Algo análogo sucedió en Uruguay. La diferencia es que los sobrevivientes de la guerrilla Tupamara no niegan su responsabilidad. El actual presidente, José Mujica, se declaró “profundamente arrepentido de haber tomado las armas con poco oficio y no haberle evitado así una dictadura al Uruguay”.
En Chile, al cumplirse los treinta años del golpe de Estado (en 2003), Luis Corvalán, miembro del Partido Comunista, que integraba la Unidad Popular, el frente que llevó al gobierno a Salvador Allende, el presidente socialista derrocado y muerto en 1973, dijo: “No podemos negar nuestra responsabilidad. Prevalecieron en la UP las tendencias extremistas y sectarias”. La propia hija de Allende, Isabel, señaló: “Todos los actores políticos somos responsables de lo ocurrido. No fuimos capaces de entrar al diálogo para buscar una salida política”. Semejante honestidad política es imposible de encontrar en nuestro país.
En la Argentina previa al golpe también hubo sectores de todos los partidos que aportaron al caos. Como los diputados de la “Tendencia” (cercanos a Montoneros) que le presentaron la renuncia a Perón cuando éste quiso reformar el código penal para combatir a la subversión, pero años después le votan a Néstor Kirchner sin chistar una ambigua ley antiterrorista. O los 34 diputados del “Grupo de Trabajo” que paralizaron la actividad legislativa durante la gestión de Isabel. Varios de ellos están hoy refugiados en despachos oficiales o sentados en una banca.

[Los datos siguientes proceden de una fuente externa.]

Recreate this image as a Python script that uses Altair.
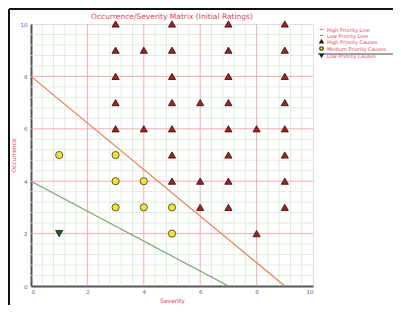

A diferencia de sus pares de Uruguay y Chile, la clase política argentina calla.
Inclusive muchos creen que los juicios -tanto los del 84 como los actuales-, promovidos con más oportunismo que sincera convicción, los lavan de culpa y los invisten de autoridad moral. Lo mismo que su opción por los derechos humanos.
Pero tener una lectura del pasado con fines de manipulación no es lo mismo que tener una política de derechos humanos.
Estos, dicho sea de paso, han dejado de ser una causa para convertirse en una forma de vida. Un medio de sustento para muchos, si pensamos que hoy no debe existir municipio en el país que no tenga una secretaría o dirección de derechos humanos. Eso explica el discurso de los “avances” en materia de derechos humanos y la celebración callejera, en el mismo momento en que tantos argentinos están de duelo por las víctimas de una violencia delictiva descontrolada.
Ayer, durante el feriado por Memoria, Verdad y Justicia, hubo 4 muertes en hechos delictivos. En los tiempos previos al 76, una progresiva naturalización de la violencia anestesió a la sociedad frente a lo que venía. Hoy, se están naturalizando la anomia social, el no combate al delito y a la droga, y el avance del crimen organizado.
Si el recuerdo de la tragedia del 76 no contribuye a que los argentinos valoremos la vida y la cuidemos en el presente, ¿de qué sirve la memoria?
De momento, sólo para que muchos se golpeen hipócritamente el pecho por la violencia del pasado mientras en el presente asisten impávidos a la degradación y destrucción del tejido social argentino.